司法試験受験団体の先輩でもあり、法科大学院の修了式後の謝恩会でお話したことがあった。最高裁判事という雲の上の存在でもあり、緊張する若者にもとても気さくに話しかけて下さった。あの一瞬は私には大切な思い出だ。

 

資本主義は冷たく、厳しい。

しかし、その冷酷さが、何気なくも至上の価値を有する一瞬を思い出させるきっかけになるのだ。

資本主義、万歳!

(所要時間1200秒)

三振法務博士、日記をはじめる

突然だが、日記を付けようと思い立った。

それも、全世界に公開する形式で。

 

約10年ほど前、日本三大塾である河合塾で浪人中に、「浪人中に日記でも付け給え」と予備校講師に言われたことを思い出したからである。
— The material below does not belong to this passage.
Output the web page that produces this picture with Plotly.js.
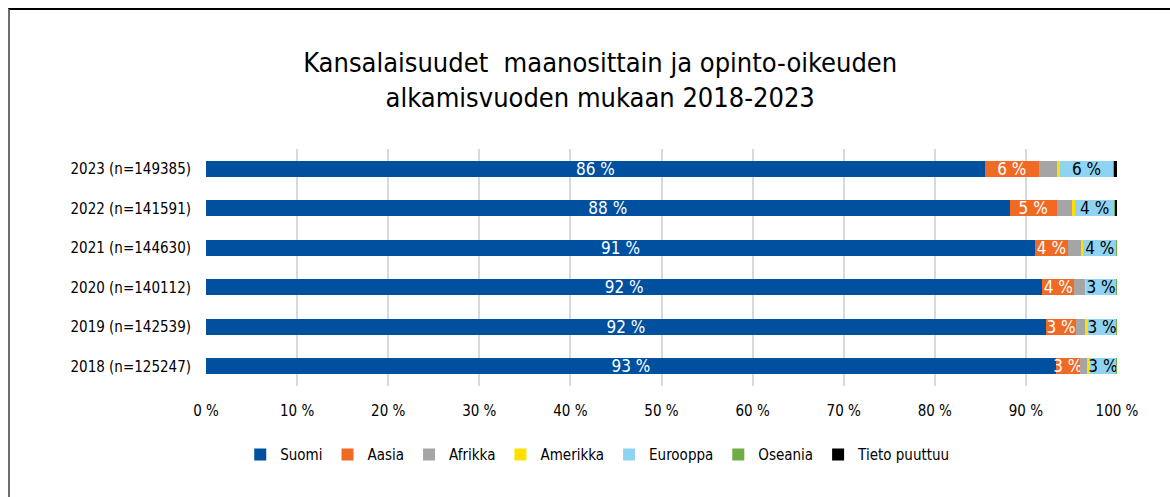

それが約10年後の司法浪人中に遂行することになるとは、当時の亀ヶ浜少年も思いもしなかっただろう。司法試験発表を控えた、二ヶ月前の私も思わなかった。

ちなみに、日本三大塾とは「津田塾」「KO義塾」「河合塾」である。

 

「こんなことに時間を費やしてよいのか」という声が聞える。

「いい。」私は答える

「風邪だから」

 

朝一で近所の診療所にいった。同級生のカスミちゃんのパパの病院だ。

カスミちゃんパパ「亀ヶ浜くん、相変わらず頑張ってるね。ハハッ。勉強には睡眠時間とるのも大事だよ。記憶は寝る時に定着するからね。7時間くらい寝てね」私「らじゃ。頑張るよパパ」同じやり取りを二ヶ月前にした。私は風邪にかかりやすい。

薬局の待合室で民事訴訟法のテキスト、選定当事者の項目に目を通し判例六法で(民訴法30条)を確認する。受付パートの、少年野球時代の後輩の母君に「六法全書?」ときかれたので適当にあしらう。六法全書は商品名だ。ウォークマンiPodというようなものだ。

 

実家で夕飯を食べる。普段、勉強は大学でやるので、母とゆっくり話すのも珍しい。正月、祖父の家で、祖父と叔父と私で「歩兵の本領」を歌った話をした。県警の刑事であった祖父は「戦友」をよく口ずさむ。従軍経験もないのに。2歳半の叔父の孫、すなわち、わたしの従兄弟甥に軍歌を仕込む決意をした。母は吹奏楽部ガールであった70年代に「行進曲軍艦」「星条旗よ永遠なれ」を演奏させられたという。「抜刀隊は今も警察の行進曲として使われているらしい。西南戦争の西郷討伐の際に氏族上がりの警官が従軍したからだ。県警の機動隊員であった大叔父さんも抜刀隊でさぞ行進したことだろう」などとアカデミックな話を振っておいた。頭のなかで「正常位よ永遠なれ」というフレーズを思い浮かべながら。

最後に交際していた女性は、御三家女子校出身の人だった。

手も繋ぐこともなく、ふられてしまったのだが。